An exact copy of all the data is required, with pictures left out.

→ DATASET CONTENT:
++++
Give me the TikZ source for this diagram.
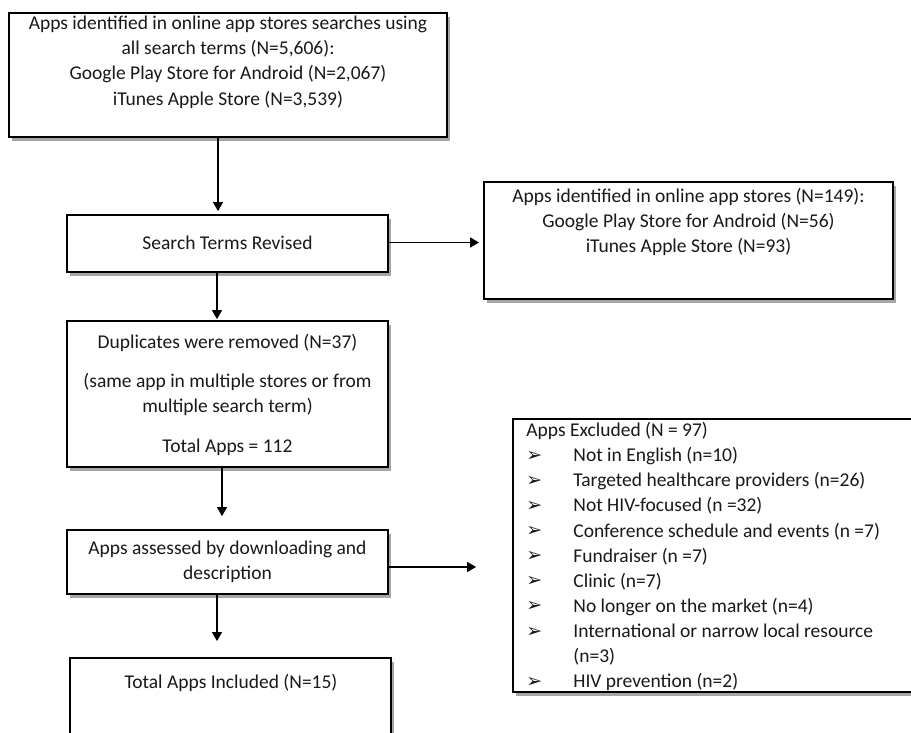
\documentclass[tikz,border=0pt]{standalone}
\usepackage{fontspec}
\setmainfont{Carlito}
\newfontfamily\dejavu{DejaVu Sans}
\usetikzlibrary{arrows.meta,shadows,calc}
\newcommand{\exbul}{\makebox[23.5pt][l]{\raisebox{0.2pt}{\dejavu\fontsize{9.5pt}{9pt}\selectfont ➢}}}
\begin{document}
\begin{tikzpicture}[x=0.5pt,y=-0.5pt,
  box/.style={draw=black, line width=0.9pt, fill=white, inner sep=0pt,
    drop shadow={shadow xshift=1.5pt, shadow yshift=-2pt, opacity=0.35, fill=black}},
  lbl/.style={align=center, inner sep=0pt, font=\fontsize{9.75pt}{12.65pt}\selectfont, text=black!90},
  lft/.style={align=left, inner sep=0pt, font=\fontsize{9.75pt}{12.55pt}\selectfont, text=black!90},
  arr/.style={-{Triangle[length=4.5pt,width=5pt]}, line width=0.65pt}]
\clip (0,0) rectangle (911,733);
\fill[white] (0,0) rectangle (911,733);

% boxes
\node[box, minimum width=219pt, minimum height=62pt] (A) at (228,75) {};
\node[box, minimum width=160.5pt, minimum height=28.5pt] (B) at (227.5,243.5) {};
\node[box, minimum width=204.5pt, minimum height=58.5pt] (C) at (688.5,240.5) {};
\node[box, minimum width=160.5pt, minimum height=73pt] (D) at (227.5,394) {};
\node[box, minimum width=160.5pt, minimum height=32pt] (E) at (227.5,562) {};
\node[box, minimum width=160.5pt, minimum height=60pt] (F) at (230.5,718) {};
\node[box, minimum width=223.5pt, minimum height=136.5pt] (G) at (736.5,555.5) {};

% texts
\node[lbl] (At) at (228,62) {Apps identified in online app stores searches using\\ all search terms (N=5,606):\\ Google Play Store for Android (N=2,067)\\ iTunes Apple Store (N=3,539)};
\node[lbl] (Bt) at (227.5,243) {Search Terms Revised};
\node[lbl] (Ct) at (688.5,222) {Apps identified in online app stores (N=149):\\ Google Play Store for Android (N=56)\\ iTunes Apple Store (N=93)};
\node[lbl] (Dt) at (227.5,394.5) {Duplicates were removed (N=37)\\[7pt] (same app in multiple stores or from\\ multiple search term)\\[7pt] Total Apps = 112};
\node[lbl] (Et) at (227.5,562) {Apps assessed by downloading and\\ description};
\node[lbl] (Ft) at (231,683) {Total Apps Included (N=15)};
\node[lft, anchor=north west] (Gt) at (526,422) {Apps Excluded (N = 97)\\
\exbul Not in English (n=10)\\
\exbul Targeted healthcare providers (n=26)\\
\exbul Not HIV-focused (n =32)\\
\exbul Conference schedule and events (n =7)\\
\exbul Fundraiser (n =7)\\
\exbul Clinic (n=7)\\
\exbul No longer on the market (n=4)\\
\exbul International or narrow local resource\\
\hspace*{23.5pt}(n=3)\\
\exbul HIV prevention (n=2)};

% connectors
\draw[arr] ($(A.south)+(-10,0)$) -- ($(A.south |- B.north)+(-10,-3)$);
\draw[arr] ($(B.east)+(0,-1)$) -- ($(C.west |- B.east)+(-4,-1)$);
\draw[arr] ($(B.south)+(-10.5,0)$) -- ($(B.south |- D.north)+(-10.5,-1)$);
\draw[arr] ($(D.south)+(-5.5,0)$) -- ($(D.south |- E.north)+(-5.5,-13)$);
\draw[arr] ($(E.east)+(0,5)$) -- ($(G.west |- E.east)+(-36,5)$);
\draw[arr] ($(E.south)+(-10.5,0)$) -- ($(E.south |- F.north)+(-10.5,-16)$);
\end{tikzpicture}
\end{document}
++++
→ SOLVED EXERCISE:
Give me the TikZ source for this diagram.
\documentclass[tikz,border=0pt]{standalone}
\usepackage{fontspec}
\setmainfont{Carlito}
\newfontfamily\dejavu{DejaVu Sans}
\usetikzlibrary{arrows.meta,shadows,calc}
\newcommand{\exbul}{\makebox[23.5pt][l]{\raisebox{0.2pt}{\dejavu\fontsize{9.5pt}{9pt}\selectfont ➢}}}
\begin{document}
\begin{tikzpicture}[x=0.5pt,y=-0.5pt,
  box/.style={draw=black, line width=0.9pt, fill=white, inner sep=0pt,
    drop shadow={shadow xshift=1.5pt, shadow yshift=-2pt, opacity=0.35, fill=black}},
  lbl/.style={align=center, inner sep=0pt, font=\fontsize{9.75pt}{12.65pt}\selectfont, text=black!90},
  lft/.style={align=left, inner sep=0pt, font=\fontsize{9.75pt}{12.55pt}\selectfont, text=black!90},
  arr/.style={-{Triangle[length=4.5pt,width=5pt]}, line width=0.65pt}]
\clip (0,0) rectangle (911,733);
\fill[white] (0,0) rectangle (911,733);

% boxes
\node[box, minimum width=219pt, minimum height=62pt] (A) at (228,75) {};
\node[box, minimum width=160.5pt, minimum height=28.5pt] (B) at (227.5,243.5) {};
\node[box, minimum width=204.5pt, minimum height=58.5pt] (C) at (688.5,240.5) {};
\node[box, minimum width=160.5pt, minimum height=73pt] (D) at (227.5,394) {};
\node[box, minimum width=160.5pt, minimum height=32pt] (E) at (227.5,562) {};
\node[box, minimum width=160.5pt, minimum height=60pt] (F) at (230.5,718) {};
\node[box, minimum width=223.5pt, minimum height=136.5pt] (G) at (736.5,555.5) {};

% texts
\node[lbl] (At) at (228,62) {Apps identified in online app stores searches using\\ all search terms (N=5,606):\\ Google Play Store for Android (N=2,067)\\ iTunes Apple Store (N=3,539)};
\node[lbl] (Bt) at (227.5,243) {Search Terms Revised};
\node[lbl] (Ct) at (688.5,222) {Apps identified in online app stores (N=149):\\ Google Play Store for Android (N=56)\\ iTunes Apple Store (N=93)};
\node[lbl] (Dt) at (227.5,394.5) {Duplicates were removed (N=37)\\[7pt] (same app in multiple stores or from\\ multiple search term)\\[7pt] Total Apps = 112};
\node[lbl] (Et) at (227.5,562) {Apps assessed by downloading and\\ description};
\node[lbl] (Ft) at (231,683) {Total Apps Included (N=15)};
\node[lft, anchor=north west] (Gt) at (526,422) {Apps Excluded (N = 97)\\
\exbul Not in English (n=10)\\
\exbul Targeted healthcare providers (n=26)\\
\exbul Not HIV-focused (n =32)\\
\exbul Conference schedule and events (n =7)\\
\exbul Fundraiser (n =7)\\
\exbul Clinic (n=7)\\
\exbul No longer on the market (n=4)\\
\exbul International or narrow local resource\\
\hspace*{23.5pt}(n=3)\\
\exbul HIV prevention (n=2)};

% connectors
\draw[arr] ($(A.south)+(-10,0)$) -- ($(A.south |- B.north)+(-10,-3)$);
\draw[arr] ($(B.east)+(0,-1)$) -- ($(C.west |- B.east)+(-4,-1)$);
\draw[arr] ($(B.south)+(-10.5,0)$) -- ($(B.south |- D.north)+(-10.5,-1)$);
\draw[arr] ($(D.south)+(-5.5,0)$) -- ($(D.south |- E.north)+(-5.5,-13)$);
\draw[arr] ($(E.east)+(0,5)$) -- ($(G.west |- E.east)+(-36,5)$);
\draw[arr] ($(E.south)+(-10.5,0)$) -- ($(E.south |- F.north)+(-10.5,-16)$);
\end{tikzpicture}
\end{document}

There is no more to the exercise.